Rotational Doppler Effect in Magnetic Resonance

TL;DR

This paper analyzes how rotation affects the frequency of spin resonance in solids, revealing that symmetry breaking is necessary for the rotational Doppler shift to occur, with implications for experimental detection.

Contribution

It provides the first detailed theoretical analysis of the rotational Doppler effect in magnetic resonance, emphasizing the role of symmetry breaking.

Findings

Rotation-induced frequency shift depends on symmetry breaking.

Derived general expressions for resonance frequency and power absorption.

Implications for experimental detection of the effect.

Abstract

We compute the shift in the frequency of the spin resonance in a solid that rotates in the field of a circularly polarized electromagnetic wave.
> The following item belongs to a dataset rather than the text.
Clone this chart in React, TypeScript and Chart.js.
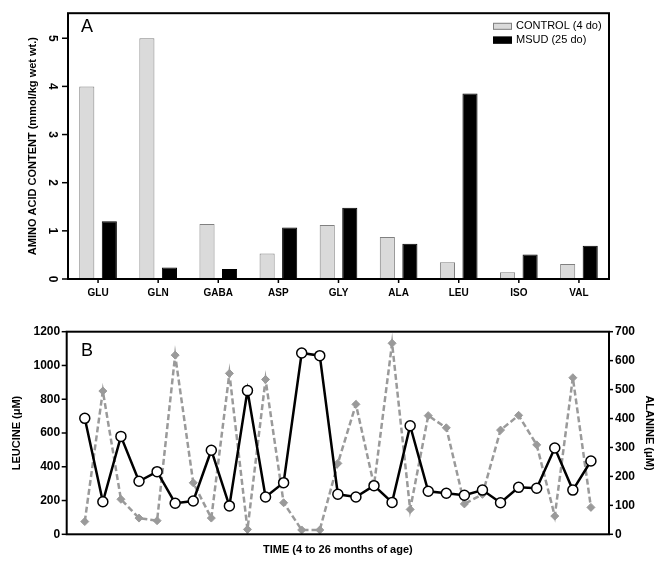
import React, { useEffect, useRef } from "react";
import { Chart, registerables } from "chart.js";

Chart.register(...registerables);

const FONT = '"Liberation Sans", Arial, Helvetica, sans-serif';

// Panel A data
const aminoAcids = ["GLU", "GLN", "GABA", "ASP", "GLY", "ALA", "LEU", "ISO", "VAL"];
const controlValues = [4.0, 5.0, 1.14, 0.53, 1.12, 0.87, 0.35, 0.14, 0.31];
const msudValues = [1.2, 0.24, 0.21, 1.07, 1.48, 0.73, 3.85, 0.51, 0.69];
const controlLabel = "CONTROL (4 do)";
const msudLabel = "MSUD (25 do)";

// Panel B data
const visitIndex = [1, 2, 3, 4, 5, 6, 7, 8, 9, 10, 11, 12, 13, 14, 15, 16, 17, 18, 19, 20, 21, 22, 23, 24, 25, 26, 27, 28, 29];
const leucineValues = [687, 193, 580, 314, 371, 184, 197, 498, 168, 851, 221, 306, 1074, 1058, 237, 221, 288, 189, 643, 255, 243, 231, 262, 187, 278, 273, 511, 262, 434];
const alanineValues = [44, 495, 121, 56, 47, 619, 178, 56, 556, 17, 535, 109, 15, 15, 245, 449, 169, 660, 86, 410, 368, 105, 138, 360, 411, 309, 63, 541, 93];

const makeFramePlugin = (tickLengths: Record<string, number>) => ({
  id: "frameAndTicks",
  afterDraw(chart: any) {
    const { ctx, chartArea: a } = chart;
    ctx.save();
    ctx.strokeStyle = "#000";
    ctx.lineWidth = 2;
    ctx.strokeRect(a.left, a.top, a.right - a.left, a.bottom - a.top);
    ctx.lineWidth = 1.5;
    Object.keys(tickLengths).forEach((id) => {
      const s = chart.scales[id];
      const len = tickLengths[id];
      if (!s) return;
      for (let i = 0; i < s.ticks.length; i++) {
        const p = s.getPixelForTick(i);
        ctx.beginPath();
        if (s.position === "left") {
          ctx.moveTo(a.left, p);
          ctx.lineTo(a.left - len, p);
        } else if (s.position === "right") {
          ctx.moveTo(a.right, p);
          ctx.lineTo(a.right + len, p);
        } else {
          ctx.moveTo(p, a.bottom);
          ctx.lineTo(p, a.bottom + len);
        }
        ctx.stroke();
      }
    });
    ctx.restore();
  },
});

const makeLetterPlugin = (letter: string, x: number, y: number) => ({
  id: "letter" + letter,
  afterDraw(chart: any) {
    const { ctx } = chart;
    ctx.save();
    ctx.fillStyle = "#000";
    ctx.font = `18px ${FONT}`;
    ctx.textAlign = "left";
    ctx.textBaseline = "middle";
    ctx.fillText(letter, x, y);
    ctx.restore();
  },
});

const legendPlugin = {
  id: "insideLegend",
  afterDraw(chart: any) {
    const { ctx } = chart;
    ctx.save();
    chart.data.datasets.forEach((ds: any, i: number) => {
      const y = 26.3 + i * 13.8;
      const bx = 493;
      ctx.fillStyle = ds.backgroundColor;
      ctx.fillRect(bx, y - 3.5, 19, 7);
      ctx.strokeStyle = ds.borderColor;
      ctx.lineWidth = 1;
      ctx.strokeRect(bx + 0.5, y - 3, 18, 6);
      ctx.fillStyle = "#000";
      ctx.font = `11px ${FONT}`;
      ctx.textAlign = "left";
      ctx.textBaseline = "middle";
      ctx.fillText(ds.label, bx + 23, y);
    });
    ctx.restore();
  },
};

const plainNumber = (v: any) => String(v);

export default function App() {
  const refA = useRef<HTMLCanvasElement>(null);
  const refB = useRef<HTMLCanvasElement>(null);

  useEffect(() => {
    Chart.defaults.font.family = FONT;
    const chartA = new Chart(refA.current as HTMLCanvasElement, {
      type: "bar",
      data: {
        labels: aminoAcids,
        datasets: [
          {
            label: controlLabel,
            data: controlValues,
            backgroundColor: "#dadada",
            borderColor: "#808080",
            borderWidth: 1,
            categoryPercentage: 0.75,
            barPercentage: 0.67,
          },
          {
            label: msudLabel,
            data: msudValues,
            backgroundColor: "#000",
            borderColor: "#000",
            borderWidth: 1,
            categoryPercentage: 0.75,
            barPercentage: 0.67,
          },
        ],
      },
      options: {
        responsive: false,
        animation: false,
        devicePixelRatio: 1,
        layout: { padding: { top: 9, right: 52, left: 0, bottom: 0 } },
        plugins: { legend: { display: false }, tooltip: { enabled: false } },
        scales: {
          x: {
            grid: { display: false, drawTicks: true, tickLength: 4 },
            border: { display: false },
            ticks: { color: "#000", font: { family: FONT, size: 10, weight: "bold" }, padding: 4, maxRotation: 0, autoSkip: false },
            afterFit: (s: any) => { s.height = 26; },
          },
          y: {
            min: 0,
            max: 5.52,
            grid: { display: false, drawTicks: true, tickLength: 6 },
            border: { display: false },
            ticks: {
              stepSize: 1,
              includeBounds: false,
              minRotation: -90,
              crossAlign: "center",
              padding: 6,
              color: "#000",
              font: { family: FONT, size: 12, weight: "bold" },
              callback: plainNumber,
            },
            title: {
              display: true,
              text: "AMINO ACID CONTENT (mmol/kg wet wt.)",
              color: "#000",
              font: { family: FONT, size: 11, weight: "bold" },
              padding: { top: 26.4, bottom: 0 },
            },
            afterFit: (s: any) => { s.width = 68; },
          },
        },
      } as any,
      plugins: [makeFramePlugin({ x: 4, y: 6 }), legendPlugin, makeLetterPlugin("A", 81, 27)],
    });

    const chartB = new Chart(refB.current as HTMLCanvasElement, {
      type: "line",
      data: {
        datasets: [
          {
            label: "LEUCINE",
            data: leucineValues.map((v, i) => ({ x: visitIndex[i], y: v })),
            yAxisID: "y",
            borderColor: "#000",
            borderWidth: 2.5,
            pointRadius: 5,
            pointBackgroundColor: "#fff",
            pointBorderColor: "#000",
            pointBorderWidth: 1.5,
            tension: 0,
          },
          {
            label: "ALANINE",
            data: alanineValues.map((v, i) => ({ x: visitIndex[i], y: v })),
            yAxisID: "y1",
            borderColor: "#9a9a9a",
            borderWidth: 2.5,
            borderDash: [6, 3],
            pointStyle: "rectRot",
            pointRadius: 4,
            pointBackgroundColor: "#9a9a9a",
            pointBorderColor: "#9a9a9a",
            pointBorderWidth: 1,
            tension: 0,
          },
        ],
      },
      options: {
        responsive: false,
        animation: false,
        devicePixelRatio: 1,
        layout: { padding: { top: 26.7, right: 0, left: 0, bottom: 0 } },
        plugins: { legend: { display: false }, tooltip: { enabled: false } },
        scales: {
          x: {
            type: "linear",
            min: 0,
            max: 30,
            grid: { display: false },
            border: { display: false },
            ticks: { display: false },
            title: {
              display: true,
              text: "TIME (4 to 26 months of age)",
              color: "#000",
              font: { family: FONT, size: 11, weight: "bold" },
              padding: { top: 0, bottom: 7.4 },
            },
            afterFit: (s: any) => { s.height = 29.7; },
          },
          y: {
            position: "left",
            min: 0,
            max: 1200,
            grid: { display: false, drawTicks: true, tickLength: 5 },
            border: { display: false },
            ticks: { stepSize: 200, padding: 1.5, color: "#000", font: { family: FONT, size: 12, weight: "bold" }, callback: plainNumber },
            title: {
              display: true,
              text: "LEUCINE (μM)",
              color: "#000",
              font: { family: FONT, size: 11, weight: "bold" },
              padding: { top: 10.4, bottom: 0 },
            },
            afterFit: (s: any) => { s.width = 66.7; },
          },
          y1: {
            position: "right",
            min: 0,
            max: 700,
            grid: { display: false, drawTicks: true, tickLength: 4 },
            border: { display: false },
            ticks: { stepSize: 100, padding: 2, color: "#000", font: { family: FONT, size: 12, weight: "bold" }, callback: plainNumber },
            title: {
              display: true,
              text: "ALANINE (μM)",
              color: "#000",
              font: { family: FONT, size: 11, weight: "bold" },
              padding: { top: 5.4, bottom: 0 },
            },
            afterFit: (s: any) => { s.width = 52; },
          },
        },
      } as any,
      plugins: [makeFramePlugin({ y: 5, y1: 4 }), makeLetterPlugin("B", 81, 46)],
    });

    return () => {
      chartA.destroy();
      chartB.destroy();
    };
  }, []);

  return (
    <div style={{ position: "fixed", left: 0, top: 0, width: 661, height: 564, background: "#fff" }}>
      <canvas ref={refA} width={661} height={305} style={{ position: "absolute", left: 0, top: 0, width: 661, height: 305 }} />
      <canvas ref={refB} width={661} height={259} style={{ position: "absolute", left: 0, top: 305, width: 661, height: 259 }} />
    </div>
  );
}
Electron spin resonance, nuclear magnetic resonance, and ferromagnetic resonance are considered. We show that contrary to the case of the rotating LC circuit, the shift in the frequency of the spin resonance has strong dependence on the symmetry of the receiver. The shift due to rotation occurs only when rotational symmetry is broken by the anisotropy of the gyromagnetic tensor, by the shape of the body, or by magnetocrystalline anisotropy. General expressions for the resonance frequency and power absorption are derived and implications for experiment are discussed.